== Records for this exercise ==
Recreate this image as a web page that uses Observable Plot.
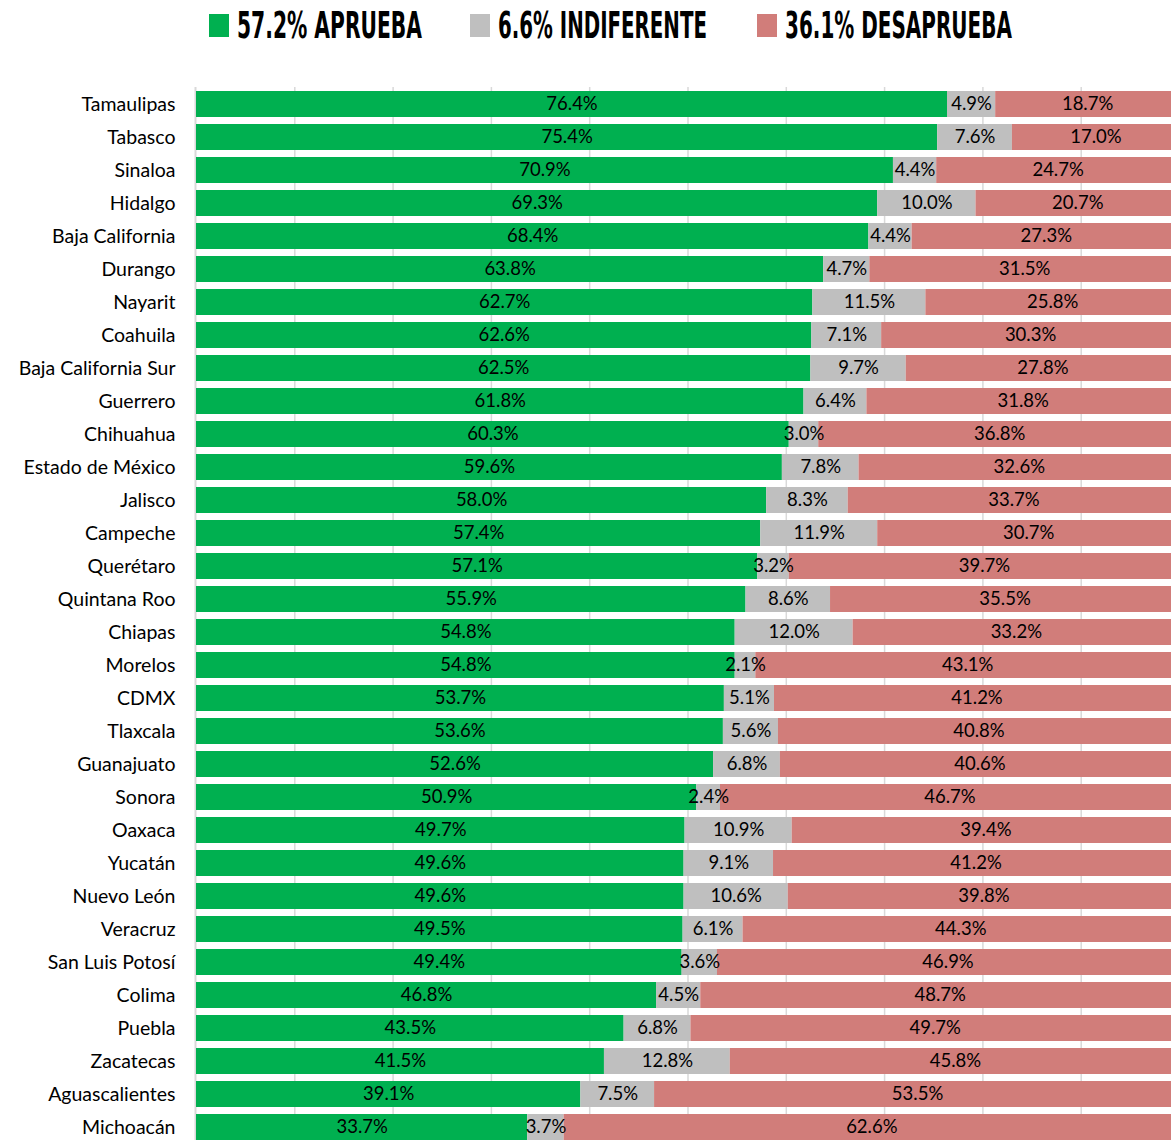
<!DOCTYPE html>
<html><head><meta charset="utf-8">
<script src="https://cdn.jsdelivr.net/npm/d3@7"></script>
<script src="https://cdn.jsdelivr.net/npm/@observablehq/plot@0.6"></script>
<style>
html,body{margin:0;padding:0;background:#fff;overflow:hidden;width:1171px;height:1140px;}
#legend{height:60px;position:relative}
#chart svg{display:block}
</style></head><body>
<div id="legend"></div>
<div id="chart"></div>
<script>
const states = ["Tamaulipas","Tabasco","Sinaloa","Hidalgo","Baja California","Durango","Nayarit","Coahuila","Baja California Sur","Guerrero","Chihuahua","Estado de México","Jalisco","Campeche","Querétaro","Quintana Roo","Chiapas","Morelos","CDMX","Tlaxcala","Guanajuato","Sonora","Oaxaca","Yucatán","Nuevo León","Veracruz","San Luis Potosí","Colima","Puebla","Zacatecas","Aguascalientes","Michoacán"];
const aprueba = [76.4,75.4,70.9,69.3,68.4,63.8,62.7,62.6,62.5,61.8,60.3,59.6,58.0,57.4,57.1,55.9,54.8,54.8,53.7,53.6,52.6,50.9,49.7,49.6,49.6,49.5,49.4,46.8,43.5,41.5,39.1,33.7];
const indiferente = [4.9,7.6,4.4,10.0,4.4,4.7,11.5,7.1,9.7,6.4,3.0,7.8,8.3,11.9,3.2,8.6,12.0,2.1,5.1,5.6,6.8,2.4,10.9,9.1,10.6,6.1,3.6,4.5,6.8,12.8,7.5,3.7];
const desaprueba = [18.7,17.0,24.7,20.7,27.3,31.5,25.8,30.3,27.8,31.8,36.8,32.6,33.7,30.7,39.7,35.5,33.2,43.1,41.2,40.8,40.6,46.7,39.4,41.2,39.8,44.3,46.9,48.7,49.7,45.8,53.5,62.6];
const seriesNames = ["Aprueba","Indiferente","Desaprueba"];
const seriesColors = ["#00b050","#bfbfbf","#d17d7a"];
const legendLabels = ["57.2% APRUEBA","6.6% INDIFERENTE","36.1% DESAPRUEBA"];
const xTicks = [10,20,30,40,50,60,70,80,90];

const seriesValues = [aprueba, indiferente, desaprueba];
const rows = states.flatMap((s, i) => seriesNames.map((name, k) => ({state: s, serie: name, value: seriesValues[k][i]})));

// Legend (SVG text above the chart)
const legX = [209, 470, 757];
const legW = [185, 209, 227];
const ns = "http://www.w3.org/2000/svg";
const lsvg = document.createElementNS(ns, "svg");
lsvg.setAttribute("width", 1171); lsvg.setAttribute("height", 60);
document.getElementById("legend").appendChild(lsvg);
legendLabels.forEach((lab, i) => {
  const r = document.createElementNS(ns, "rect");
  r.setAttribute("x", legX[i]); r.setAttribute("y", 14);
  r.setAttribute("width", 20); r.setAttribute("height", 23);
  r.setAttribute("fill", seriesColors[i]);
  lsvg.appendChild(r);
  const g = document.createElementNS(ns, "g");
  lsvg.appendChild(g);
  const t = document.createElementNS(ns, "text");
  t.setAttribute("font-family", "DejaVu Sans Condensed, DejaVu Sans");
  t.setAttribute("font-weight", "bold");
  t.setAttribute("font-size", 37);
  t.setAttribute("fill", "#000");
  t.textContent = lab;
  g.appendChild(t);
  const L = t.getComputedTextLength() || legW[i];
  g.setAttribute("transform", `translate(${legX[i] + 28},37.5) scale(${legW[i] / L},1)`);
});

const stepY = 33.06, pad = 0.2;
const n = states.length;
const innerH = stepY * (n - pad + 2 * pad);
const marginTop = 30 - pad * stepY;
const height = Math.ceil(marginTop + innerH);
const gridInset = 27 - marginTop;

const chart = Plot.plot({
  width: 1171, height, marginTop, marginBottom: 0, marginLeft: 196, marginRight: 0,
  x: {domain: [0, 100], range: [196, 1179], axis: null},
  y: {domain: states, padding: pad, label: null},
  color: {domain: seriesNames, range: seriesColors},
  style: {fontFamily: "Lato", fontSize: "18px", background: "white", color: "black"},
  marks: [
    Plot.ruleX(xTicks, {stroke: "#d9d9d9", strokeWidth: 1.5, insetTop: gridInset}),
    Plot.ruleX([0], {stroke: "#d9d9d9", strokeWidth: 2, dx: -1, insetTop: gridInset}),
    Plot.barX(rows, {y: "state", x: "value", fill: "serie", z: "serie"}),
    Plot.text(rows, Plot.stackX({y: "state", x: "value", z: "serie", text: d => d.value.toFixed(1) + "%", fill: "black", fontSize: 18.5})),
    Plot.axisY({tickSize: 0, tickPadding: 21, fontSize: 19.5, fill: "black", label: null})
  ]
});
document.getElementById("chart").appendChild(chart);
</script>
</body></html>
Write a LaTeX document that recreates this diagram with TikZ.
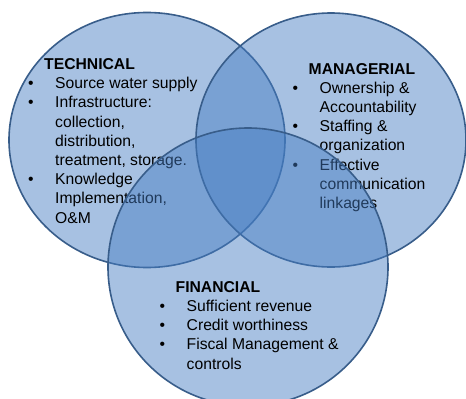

== What you will do ==
Every record above should be written out again exactly; the pictures stay out of the copy.

== Task result ==
Recreate this image as a web page that uses Observable Plot.
<!DOCTYPE html>
<html><head><meta charset="utf-8">
<script src="https://cdn.jsdelivr.net/npm/d3@7"></script>
<script src="https://cdn.jsdelivr.net/npm/@observablehq/plot@0.6"></script>
<style>
html,body{margin:0;padding:0;background:#fff;overflow:hidden;width:1171px;height:1140px;}
#legend{height:60px;position:relative}
#chart svg{display:block}
</style></head><body>
<div id="legend"></div>
<div id="chart"></div>
<script>
const states = ["Tamaulipas","Tabasco","Sinaloa","Hidalgo","Baja California","Durango","Nayarit","Coahuila","Baja California Sur","Guerrero","Chihuahua","Estado de México","Jalisco","Campeche","Querétaro","Quintana Roo","Chiapas","Morelos","CDMX","Tlaxcala","Guanajuato","Sonora","Oaxaca","Yucatán","Nuevo León","Veracruz","San Luis Potosí","Colima","Puebla","Zacatecas","Aguascalientes","Michoacán"];
const aprueba = [76.4,75.4,70.9,69.3,68.4,63.8,62.7,62.6,62.5,61.8,60.3,59.6,58.0,57.4,57.1,55.9,54.8,54.8,53.7,53.6,52.6,50.9,49.7,49.6,49.6,49.5,49.4,46.8,43.5,41.5,39.1,33.7];
const indiferente = [4.9,7.6,4.4,10.0,4.4,4.7,11.5,7.1,9.7,6.4,3.0,7.8,8.3,11.9,3.2,8.6,12.0,2.1,5.1,5.6,6.8,2.4,10.9,9.1,10.6,6.1,3.6,4.5,6.8,12.8,7.5,3.7];
const desaprueba = [18.7,17.0,24.7,20.7,27.3,31.5,25.8,30.3,27.8,31.8,36.8,32.6,33.7,30.7,39.7,35.5,33.2,43.1,41.2,40.8,40.6,46.7,39.4,41.2,39.8,44.3,46.9,48.7,49.7,45.8,53.5,62.6];
const seriesNames = ["Aprueba","Indiferente","Desaprueba"];
const seriesColors = ["#00b050","#bfbfbf","#d17d7a"];
const legendLabels = ["57.2% APRUEBA","6.6% INDIFERENTE","36.1% DESAPRUEBA"];
const xTicks = [10,20,30,40,50,60,70,80,90];

const seriesValues = [aprueba, indiferente, desaprueba];
const rows = states.flatMap((s, i) => seriesNames.map((name, k) => ({state: s, serie: name, value: seriesValues[k][i]})));

// Legend (SVG text above the chart)
const legX = [209, 470, 757];
const legW = [185, 209, 227];
const ns = "http://www.w3.org/2000/svg";
const lsvg = document.createElementNS(ns, "svg");
lsvg.setAttribute("width", 1171); lsvg.setAttribute("height", 60);
document.getElementById("legend").appendChild(lsvg);
legendLabels.forEach((lab, i) => {
  const r = document.createElementNS(ns, "rect");
  r.setAttribute("x", legX[i]); r.setAttribute("y", 14);
  r.setAttribute("width", 20); r.setAttribute("height", 23);
  r.setAttribute("fill", seriesColors[i]);
  lsvg.appendChild(r);
  const g = document.createElementNS(ns, "g");
  lsvg.appendChild(g);
  const t = document.createElementNS(ns, "text");
  t.setAttribute("font-family", "DejaVu Sans Condensed, DejaVu Sans");
  t.setAttribute("font-weight", "bold");
  t.setAttribute("font-size", 37);
  t.setAttribute("fill", "#000");
  t.textContent = lab;
  g.appendChild(t);
  const L = t.getComputedTextLength() || legW[i];
  g.setAttribute("transform", `translate(${legX[i] + 28},37.5) scale(${legW[i] / L},1)`);
});

const stepY = 33.06, pad = 0.2;
const n = states.length;
const innerH = stepY * (n - pad + 2 * pad);
const marginTop = 30 - pad * stepY;
const height = Math.ceil(marginTop + innerH);
const gridInset = 27 - marginTop;

const chart = Plot.plot({
  width: 1171, height, marginTop, marginBottom: 0, marginLeft: 196, marginRight: 0,
  x: {domain: [0, 100], range: [196, 1179], axis: null},
  y: {domain: states, padding: pad, label: null},
  color: {domain: seriesNames, range: seriesColors},
  style: {fontFamily: "Lato", fontSize: "18px", background: "white", color: "black"},
  marks: [
    Plot.ruleX(xTicks, {stroke: "#d9d9d9", strokeWidth: 1.5, insetTop: gridInset}),
    Plot.ruleX([0], {stroke: "#d9d9d9", strokeWidth: 2, dx: -1, insetTop: gridInset}),
    Plot.barX(rows, {y: "state", x: "value", fill: "serie", z: "serie"}),
    Plot.text(rows, Plot.stackX({y: "state", x: "value", z: "serie", text: d => d.value.toFixed(1) + "%", fill: "black", fontSize: 18.5})),
    Plot.axisY({tickSize: 0, tickPadding: 21, fontSize: 19.5, fill: "black", label: null})
  ]
});
document.getElementById("chart").appendChild(chart);
</script>
</body></html>
Write a LaTeX document that recreates this diagram with TikZ.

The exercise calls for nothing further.